→ Exercise objective
Omit any picture, and return the remaining data exactly as written.

Dataset entries
——
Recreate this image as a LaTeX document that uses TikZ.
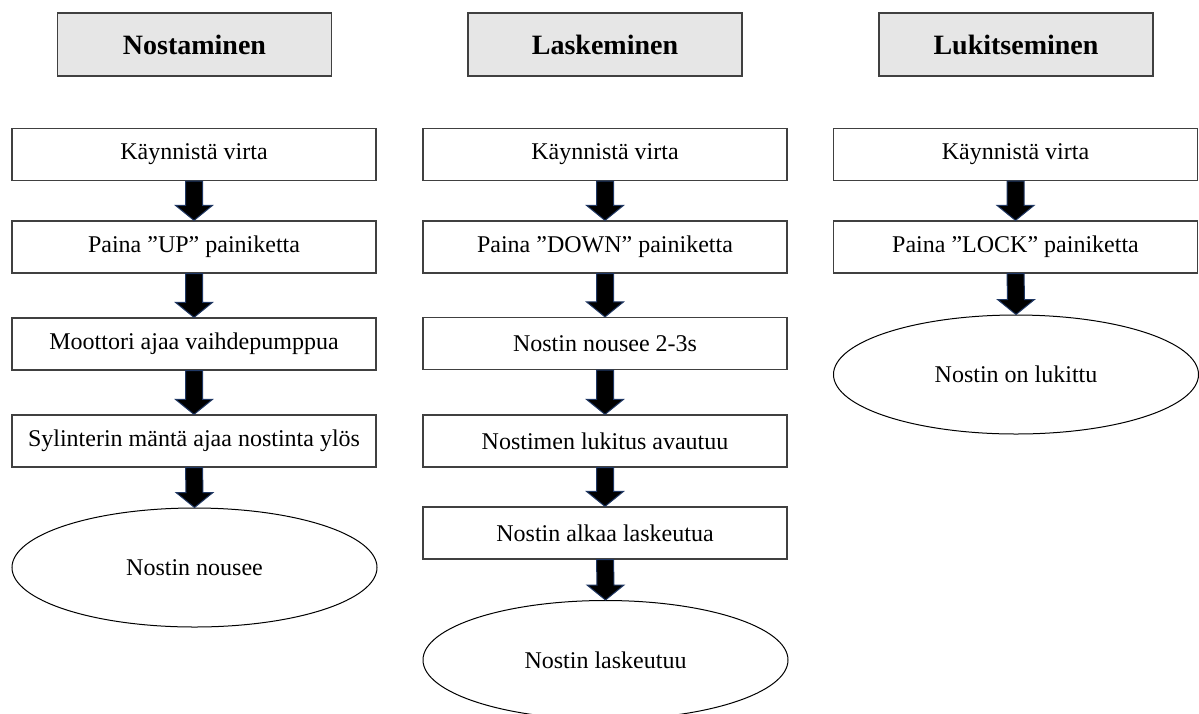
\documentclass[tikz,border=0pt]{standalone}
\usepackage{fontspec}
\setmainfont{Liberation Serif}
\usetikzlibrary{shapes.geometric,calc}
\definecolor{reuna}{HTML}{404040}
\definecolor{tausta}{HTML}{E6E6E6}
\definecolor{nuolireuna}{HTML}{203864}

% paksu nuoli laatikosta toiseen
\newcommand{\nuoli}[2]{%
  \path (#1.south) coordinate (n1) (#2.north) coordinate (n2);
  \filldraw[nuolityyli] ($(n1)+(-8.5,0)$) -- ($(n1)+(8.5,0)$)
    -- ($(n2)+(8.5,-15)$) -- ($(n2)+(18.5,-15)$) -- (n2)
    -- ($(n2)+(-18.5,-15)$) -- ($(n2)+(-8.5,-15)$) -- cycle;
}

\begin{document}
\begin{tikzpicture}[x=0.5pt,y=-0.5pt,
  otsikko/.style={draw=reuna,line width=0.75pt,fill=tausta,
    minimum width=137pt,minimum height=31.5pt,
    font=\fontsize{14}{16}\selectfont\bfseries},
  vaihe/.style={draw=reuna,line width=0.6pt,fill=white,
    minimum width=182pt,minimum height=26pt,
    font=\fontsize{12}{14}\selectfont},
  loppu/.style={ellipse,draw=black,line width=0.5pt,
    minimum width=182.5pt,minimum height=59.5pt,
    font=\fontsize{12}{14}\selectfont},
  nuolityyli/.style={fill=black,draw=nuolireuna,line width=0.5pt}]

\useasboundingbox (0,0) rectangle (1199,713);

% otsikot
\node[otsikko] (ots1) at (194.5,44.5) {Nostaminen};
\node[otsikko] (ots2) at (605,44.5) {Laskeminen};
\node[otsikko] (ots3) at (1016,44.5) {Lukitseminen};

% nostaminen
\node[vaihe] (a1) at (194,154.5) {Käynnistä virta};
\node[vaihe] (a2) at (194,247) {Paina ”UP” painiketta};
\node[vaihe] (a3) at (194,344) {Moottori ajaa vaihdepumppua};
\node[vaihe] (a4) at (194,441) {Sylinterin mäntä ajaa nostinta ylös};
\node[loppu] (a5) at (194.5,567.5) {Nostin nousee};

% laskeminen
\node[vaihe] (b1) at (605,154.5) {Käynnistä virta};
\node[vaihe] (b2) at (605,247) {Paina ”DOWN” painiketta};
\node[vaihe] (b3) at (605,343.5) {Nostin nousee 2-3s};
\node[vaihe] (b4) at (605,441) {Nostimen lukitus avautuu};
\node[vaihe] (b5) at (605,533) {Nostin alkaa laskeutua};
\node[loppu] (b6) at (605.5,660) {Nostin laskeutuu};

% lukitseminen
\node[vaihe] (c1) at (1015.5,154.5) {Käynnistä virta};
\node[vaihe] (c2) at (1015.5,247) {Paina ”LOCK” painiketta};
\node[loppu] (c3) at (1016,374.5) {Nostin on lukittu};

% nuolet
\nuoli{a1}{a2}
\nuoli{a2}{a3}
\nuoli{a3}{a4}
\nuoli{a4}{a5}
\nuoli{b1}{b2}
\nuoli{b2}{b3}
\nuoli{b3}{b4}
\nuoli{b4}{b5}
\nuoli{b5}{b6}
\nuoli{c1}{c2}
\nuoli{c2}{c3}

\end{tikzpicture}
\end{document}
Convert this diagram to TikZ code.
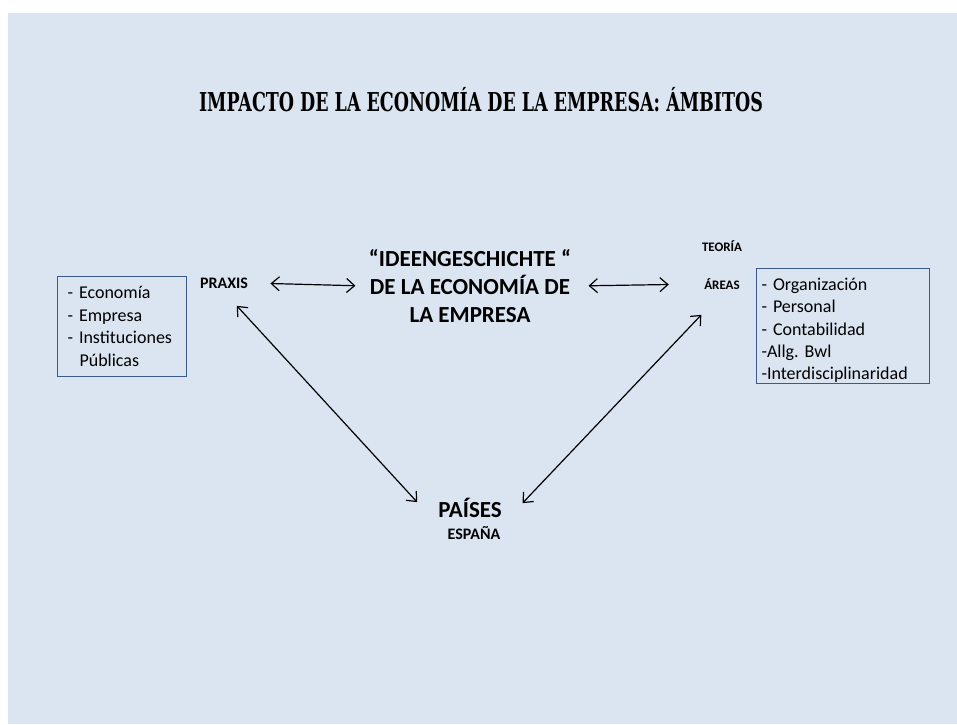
——
→ Output below
Recreate this image as a LaTeX document that uses TikZ.
\documentclass[tikz,border=0pt]{standalone}
\usepackage{fontspec}
\setmainfont{Liberation Serif}
\usetikzlibrary{shapes.geometric,calc}
\definecolor{reuna}{HTML}{404040}
\definecolor{tausta}{HTML}{E6E6E6}
\definecolor{nuolireuna}{HTML}{203864}

% paksu nuoli laatikosta toiseen
\newcommand{\nuoli}[2]{%
  \path (#1.south) coordinate (n1) (#2.north) coordinate (n2);
  \filldraw[nuolityyli] ($(n1)+(-8.5,0)$) -- ($(n1)+(8.5,0)$)
    -- ($(n2)+(8.5,-15)$) -- ($(n2)+(18.5,-15)$) -- (n2)
    -- ($(n2)+(-18.5,-15)$) -- ($(n2)+(-8.5,-15)$) -- cycle;
}

\begin{document}
\begin{tikzpicture}[x=0.5pt,y=-0.5pt,
  otsikko/.style={draw=reuna,line width=0.75pt,fill=tausta,
    minimum width=137pt,minimum height=31.5pt,
    font=\fontsize{14}{16}\selectfont\bfseries},
  vaihe/.style={draw=reuna,line width=0.6pt,fill=white,
    minimum width=182pt,minimum height=26pt,
    font=\fontsize{12}{14}\selectfont},
  loppu/.style={ellipse,draw=black,line width=0.5pt,
    minimum width=182.5pt,minimum height=59.5pt,
    font=\fontsize{12}{14}\selectfont},
  nuolityyli/.style={fill=black,draw=nuolireuna,line width=0.5pt}]

\useasboundingbox (0,0) rectangle (1199,713);

% otsikot
\node[otsikko] (ots1) at (194.5,44.5) {Nostaminen};
\node[otsikko] (ots2) at (605,44.5) {Laskeminen};
\node[otsikko] (ots3) at (1016,44.5) {Lukitseminen};

% nostaminen
\node[vaihe] (a1) at (194,154.5) {Käynnistä virta};
\node[vaihe] (a2) at (194,247) {Paina ”UP” painiketta};
\node[vaihe] (a3) at (194,344) {Moottori ajaa vaihdepumppua};
\node[vaihe] (a4) at (194,441) {Sylinterin mäntä ajaa nostinta ylös};
\node[loppu] (a5) at (194.5,567.5) {Nostin nousee};

% laskeminen
\node[vaihe] (b1) at (605,154.5) {Käynnistä virta};
\node[vaihe] (b2) at (605,247) {Paina ”DOWN” painiketta};
\node[vaihe] (b3) at (605,343.5) {Nostin nousee 2-3s};
\node[vaihe] (b4) at (605,441) {Nostimen lukitus avautuu};
\node[vaihe] (b5) at (605,533) {Nostin alkaa laskeutua};
\node[loppu] (b6) at (605.5,660) {Nostin laskeutuu};

% lukitseminen
\node[vaihe] (c1) at (1015.5,154.5) {Käynnistä virta};
\node[vaihe] (c2) at (1015.5,247) {Paina ”LOCK” painiketta};
\node[loppu] (c3) at (1016,374.5) {Nostin on lukittu};

% nuolet
\nuoli{a1}{a2}
\nuoli{a2}{a3}
\nuoli{a3}{a4}
\nuoli{a4}{a5}
\nuoli{b1}{b2}
\nuoli{b2}{b3}
\nuoli{b3}{b4}
\nuoli{b4}{b5}
\nuoli{b5}{b6}
\nuoli{c1}{c2}
\nuoli{c2}{c3}

\end{tikzpicture}
\end{document}
Convert this diagram to TikZ code.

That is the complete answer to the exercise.